Like all of the patents we highlight in our Stupid Patent of the Month series, this month’s winner, U.S. Patent No. 6,795,918, is a terrible patent. But it earns a special place in the Pantheon of stupid patents because it is being wielded in one of most outrageous trolling campaigns we have ever seen.

Patent No. 6,795,918 (the ’918 patent), issued from an application filed in March 2000, and is titled: “Service level computer security.” It claims a system of “filtering data packets” by “extracting the source, destination, and protocol information,” and “dropping the received data packet if the extracted information indicates a request for access to an unauthorized service.” You may think, wait a minute, that’s just a firewall. By the year 2000, firewalls had been around for a long time. So how on earth did this applicant get a patent? A good question.

Here’s how you get a patent on a firewall more than a decade after firewalls were invented. Step 1: File a description of your so-called invention that is nothing more than mundane details about how firewalls work. Step 2: Add some language saying this is totally not just a firewall. Step 3: Claim a firewall. With any luck, the Patent Office will just wave you through

To be fair, the ’918 patent suggests a firewall system that is not “user configurable.” The idea is that unsophisticated home users might misconfigure their firewalls so it is better to give them a system they cannot mess up. Just like a real firewall, only dumber! The patent also hedges its bets by claiming a system that is “substantially free from user adjustment,” whatever that means. Even if that was a new idea in 2000, this is not actually a technological improvement. It’s kind of like putting a padlock on the front hood of a car and then saying you’ve invented a new kind of car.

The ’918 patent spent its entire life in well-deserved obscurity. Indeed, the original inventor chose to let the patent expire in September 2012 by not paying the maintenance fee. This is unsurprising. Why waste money keeping a terrible patent alive? Usually, that is where the story would end. Unfortunately, even an expired garbage patent can be useful in the hands of a patent troll.

In January of 2015, a newly-formed company called Wetro Lan, LLC, purchased the ’918 patent. Shortly after that, it began filing dozens of lawsuits in the Eastern District of Texas against companies that provide, you guessed it, firewall technology. The troll can do this because damages for patent infringement go back six years. So, technically, it can still demand damages for alleged infringement that took place from mid-2009 until the patent expired in September 2012 (though the defendants might have a good laches defense). Wetro Lan has sued just about everyone who sells a product relating to network security, from Avaya to ZyXEL.

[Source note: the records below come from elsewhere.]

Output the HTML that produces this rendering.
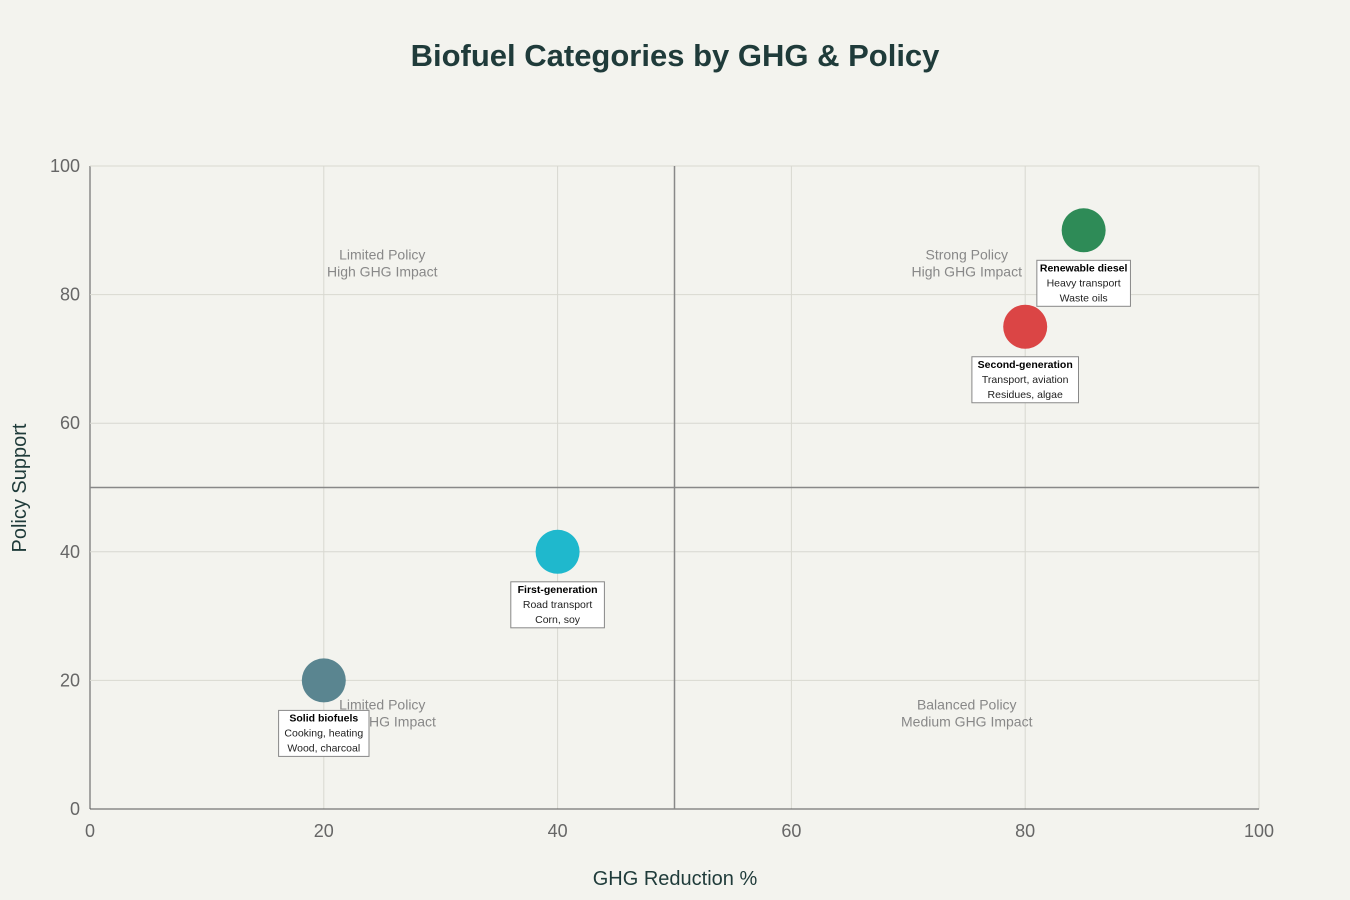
<!DOCTYPE html>
<html><head><meta charset="utf-8"><style>
body{margin:0;background:#f3f3ee;font-family:"Liberation Sans",sans-serif}
svg{display:block}
</style></head><body>
<svg id="c" width="1350" height="900">
<text x="675" y="66" text-anchor="middle" font-size="31" font-weight="bold" fill="#1f3b3a">Biofuel Categories by GHG &amp; Policy</text>
<g id="grid"></g><g id="marks"></g>
<text x="675" y="885" text-anchor="middle" font-size="20" fill="#1f3b3a">GHG Reduction %</text>
<text transform="translate(26,488) rotate(-90)" text-anchor="middle" font-size="20" fill="#1f3b3a">Policy Support</text>
</svg>
<script>
const names=["Solid biofuels","First-generation","Second-generation","Renewable diesel"];
const line2=["Cooking, heating","Road transport","Transport, aviation","Heavy transport"];
const line3=["Wood, charcoal","Corn, soy","Residues, algae","Waste oils"];
const ghg=[20,40,80,85];
const policy=[20,40,75,90];
const colors=["#5a8590","#1fb8cd","#db4545","#2e8b57"];
const xTicks=[0,20,40,60,80,100];
const yTicks=[0,20,40,60,80,100];
const quadText=[["Limited Policy","High GHG Impact",25,85],["Strong Policy","High GHG Impact",75,85],["Limited Policy","Low GHG Impact",25,15],["Balanced Policy","Medium GHG Impact",75,15]];
const NS="http://www.w3.org/2000/svg";
const X=v=>90+v*11.69, Y=v=>809-v*6.43;
function mk(t,a,p){const e=document.createElementNS(NS,t);for(const k in a)e.setAttribute(k,a[k]);p.appendChild(e);return e;}
const g=document.getElementById('grid'),m=document.getElementById('marks');
xTicks.forEach(v=>{
 const l=mk('line',{x1:X(v),x2:X(v),y1:Y(0),y2:Y(100),stroke:v==0?'#555':'#d8d8d0','stroke-width':1},g);
 
 const t=mk('text',{x:X(v),y:837,'text-anchor':'middle','font-size':18,fill:'#666'},g);t.textContent=v;
 
});
yTicks.forEach(v=>{
 const l=mk('line',{x1:X(0),x2:X(100),y1:Y(v),y2:Y(v),stroke:v==0?'#555':'#d8d8d0','stroke-width':1},g);
 
 const t=mk('text',{x:80,y:Y(v)+6,'text-anchor':'end','font-size':18,fill:'#666'},g);t.textContent=v;
 
});
let d=mk('line',{x1:X(50),x2:X(50),y1:Y(0),y2:Y(100),stroke:'#888','stroke-width':1.5},g);

d=mk('line',{x1:X(0),x2:X(100),y1:Y(50),y2:Y(50),stroke:'#888','stroke-width':1.5},g);

quadText.forEach(q=>{
 const t=mk('text',{x:X(q[2]),y:Y(q[3])-3,'text-anchor':'middle','font-size':14,fill:'#888'},g);
 
 mk('tspan',{x:X(q[2]),dy:0},t).textContent=q[0];
 mk('tspan',{x:X(q[2]),dy:17},t).textContent=q[1];
});
names.forEach((n,i)=>{
 const cx=X(ghg[i]),cy=Y(policy[i]);
 const c=mk('circle',{cx:cx,cy:cy,r:22,fill:colors[i]},m);
 
 const w=Math.max(n.length*5.6,line2[i].length*5.4,line3[i].length*5.4)+4;
 const r=mk('rect',{x:cx-w/2,y:cy+30,width:w,height:46,fill:'#fff',stroke:'#888','stroke-width':1},m);
 
 const t=mk('text',{'text-anchor':'middle','font-size':10.5,fill:'#222'},m);
 
 mk('tspan',{x:cx,y:cy+41,'font-weight':'bold',fill:'#000'},t).textContent=n;
 mk('tspan',{x:cx,y:cy+56},t).textContent=line2[i];
 mk('tspan',{x:cx,y:cy+71},t).textContent=line3[i];
});
</script>
</body></html>
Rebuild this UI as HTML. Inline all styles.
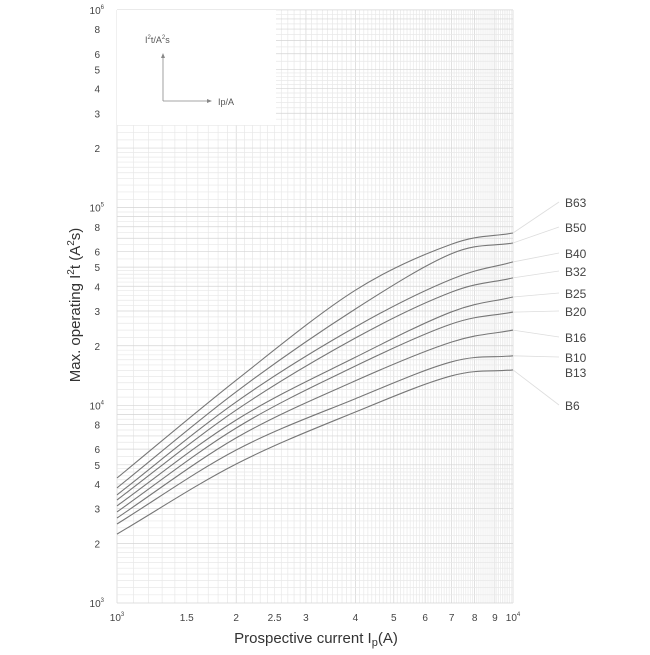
<!DOCTYPE html>
<html><head><meta charset="utf-8"><style>
body{margin:0;background:#fff;font-family:"Liberation Sans",sans-serif}
svg text{font-family:"Liberation Sans",sans-serif}
</style></head><body>
<svg id="chart" width="650" height="650" viewBox="0 0 650 650" xmlns="http://www.w3.org/2000/svg">
<g id="grid"></g>
<rect x="117" y="10" width="159" height="115" fill="#fff"/>
<g>
<text x="145" y="43" font-size="9" fill="#555">I<tspan dy="-4" font-size="6">2</tspan><tspan dy="4">t/A</tspan><tspan dy="-4" font-size="6">2</tspan><tspan dy="4">s</tspan></text>
<line x1="163" y1="56" x2="163" y2="101" stroke="#888" stroke-width="0.8"/>
<path d="M161 58 L163 53 L165 58Z" fill="#888"/>
<line x1="163" y1="101" x2="208" y2="101" stroke="#888" stroke-width="0.8"/>
<path d="M207 99 L212 101 L207 103Z" fill="#888"/>
<text x="218" y="105" font-size="9" fill="#555">Ip/A</text>
</g>
<g id="ticks"></g>
<g id="curves"></g>
<g id="labels"></g>
<text x="316" y="643" font-size="15" fill="#333" text-anchor="middle">Prospective current I<tspan font-size="11" dy="3">p</tspan><tspan dy="-3">(A)</tspan></text>
<text transform="translate(80,305) rotate(-90)" font-size="15" fill="#333" text-anchor="middle">Max. operating I<tspan font-size="10" dy="-6">2</tspan><tspan dy="6">t  (A</tspan><tspan font-size="10" dy="-6">2</tspan><tspan dy="6">s)</tspan></text>
</svg>
<script>
const xCurrents=[1000,2000,4000,7000,10000];
const seriesNames=["B63","B50","B40","B32","B25","B20","B16","B10","B6"];
const sB63=[4290,13400,38200,65400,74400];
const sB50=[3820,11700,30700,58500,66200];
const sB40=[3520,10400,24900,43500,53100];
const sB32=[3320,9460,21900,37400,44100];
const sB25=[3100,8430,17500,29700,35300];
const sB20=[2890,7680,15800,25800,29600];
const sB16=[2690,6840,13300,20900,24000];
const sB10=[2510,5940,10800,16600,17800];
const sB6=[2230,5050,9250,14100,15100];
const labelNames=["B63","B50","B40","B32","B25","B20","B16","B10","B13","B6"];
const xTickVals=[1000,1500,2000,2500,3000,4000,5000,6000,7000,8000,9000,10000];
const xTickText=["","1.5","2","2.5","3","4","5","6","7","8","9",""];
const yTickMults=[2,3,4,5,6,8];

const NS="http://www.w3.org/2000/svg";
const X0=117,X1=513,Y0=603,DEC=197.7;
const xs=v=>X0+(Math.log10(v)-3)*(X1-X0);
const ys=v=>Y0-(Math.log10(v)-3)*DEC;
function mk(tag,attrs,parent){const e=document.createElementNS(NS,tag);for(const k in attrs)e.setAttribute(k,attrs[k]);parent.appendChild(e);return e;}

const grid=document.getElementById('grid');
for(let v=1000;v<=10000;v+=100){
  const l=mk('line',{x1:xs(v),x2:xs(v),y1:10,y2:Y0,stroke:(v%1000===0)?'#d4d4d4':'#e8e8e8','stroke-width':0.7},grid);
  
  
}
for(let d=3;d<6;d++){
  const base=Math.pow(10,d);
  const m=[];
  for(let a=1;a<2;a+=0.1)m.push(a);
  for(let a=2;a<5;a+=0.2)m.push(a);
  for(let a=5;a<10;a+=0.5)m.push(a);
  m.forEach(a=>{
    const y=ys(base*a);
    const l=mk('line',{x1:X0,x2:X1,y1:y,y2:y,stroke:(Math.abs(a-Math.round(a))<1e-6)?'#d4d4d4':'#e8e8e8','stroke-width':0.7},grid);
    
    
  });
}
const tl=mk('line',{x1:X0,x2:X1,y1:ys(1e6),y2:ys(1e6),stroke:'#d4d4d4','stroke-width':0.7},grid);



const ticks=document.getElementById('ticks');
xTickVals.forEach((v,i)=>{
  const t=mk('text',{x:xs(v),y:621,'font-size':10,fill:'#444','text-anchor':'middle'},ticks);
  
  
  if(i===0||i===xTickVals.length-1){t.innerHTML='10<tspan dy="-5" font-size="6">'+Math.round(Math.log10(v))+'</tspan>';}
  else t.textContent=xTickText[i];
});
for(let d=3;d<=6;d++){
  const t=mk('text',{x:104,y:ys(Math.pow(10,d))+4,'font-size':10,fill:'#444','text-anchor':'end'},ticks);
  
  
  t.innerHTML='10<tspan dy="-5" font-size="6">'+d+'</tspan>';
  if(d<6){
    yTickMults.forEach(m=>{
      const u=mk('text',{x:100,y:ys(m*Math.pow(10,d))+4,'font-size':10,fill:'#444','text-anchor':'end'},ticks);
      
      
      u.textContent=m;
    });
  }
}

const seriesVals=[sB63,sB50,sB40,sB32,sB25,sB20,sB16,sB10,sB6];
const curves=document.getElementById('curves');
function smoothPath(pts){
  const n=pts.length;
  const first=[2*pts[0][0]-pts[1][0],2*pts[0][1]-pts[1][1]];
  const last=[2*pts[n-1][0]-pts[n-2][0],2*pts[n-1][1]-pts[n-2][1]];
  let d='M'+pts[0][0].toFixed(1)+' '+pts[0][1].toFixed(1);
  for(let i=0;i<n-1;i++){
    const p0=i>0?pts[i-1]:first,p1=pts[i],p2=pts[i+1],p3=(i+2<n)?pts[i+2]:last;
    const c1=[p1[0]+(p2[0]-p0[0])/6,p1[1]+(p2[1]-p0[1])/6];
    const c2=[p2[0]-(p3[0]-p1[0])/6,p2[1]-(p3[1]-p1[1])/6];
    d+=' C'+c1[0].toFixed(1)+' '+c1[1].toFixed(1)+' '+c2[0].toFixed(1)+' '+c2[1].toFixed(1)+' '+p2[0].toFixed(1)+' '+p2[1].toFixed(1);
  }
  return d;
}
const ends={};
seriesVals.forEach((vals,i)=>{
  const pts=vals.map((v,j)=>[xs(xCurrents[j]),ys(v)]);
  const p=mk('path',{d:smoothPath(pts),fill:'none',stroke:'#777','stroke-width':1.1},curves);
  
  
  ends[seriesNames[i]]=pts[pts.length-1][1];
});

const labels=document.getElementById('labels');
const labelY=[207,232,258,276,298,316,342,362,377,410];
labelNames.forEach((n,i)=>{
  if(ends[n]!==undefined){
    const l=mk('line',{x1:X1,y1:ends[n],x2:559,y2:labelY[i]-5,stroke:'#ddd','stroke-width':0.8},labels);
    
    
  }
  const t=mk('text',{x:565,y:labelY[i],'font-size':12,fill:'#444'},labels);
  
  
  t.textContent=n;
});
</script>
</body></html>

To take one suit as an example, Wetro Lan has sued Hacom, LLC, a small company based in Santa Ana, California, that provides embedded hardware, software, and consulting for implementation of open-source applications. In its complaint, Wetro Lan says that Hacom’s Phoenix IT-100 Appliance and its other routers directly infringe the ‘918 patent. But Hacom doesn’t sell anything remotely like the dumb, non-configurable, firewall discussed in the ’918 patent. They sell advanced products which enable users to configure settings through a web-based interface or at the command line. In fact, since Hacom’s products incorporate free software (free as in freedom), they are configurable down to the source code level.

There’s no way that Hacom’s products infringe a patent that, even if it were valid, would cover only the dumbest of firewalls. But if Wetro Lan is like most trolls, that’s not the game here. The likely point of this litigation is to extract a nuisance settlement. We have significant doubts that Wetro Lan would ever litigate one of its cases on the merits, and win.

The attorneys behind the Wetro Lan campaign are the same lawyers who sued our client in the Garfum v. Reflections by Ruth case. We desperately need legislative reform to stop more abusive litigation from these trolls. Such reform should include fee shifting, heightened pleading requirements, and venue reform to stop shell company trolls dragging innovators to the Eastern District of Texas. Without help from Congress, trolls will keep shaking down small companies like Hacom.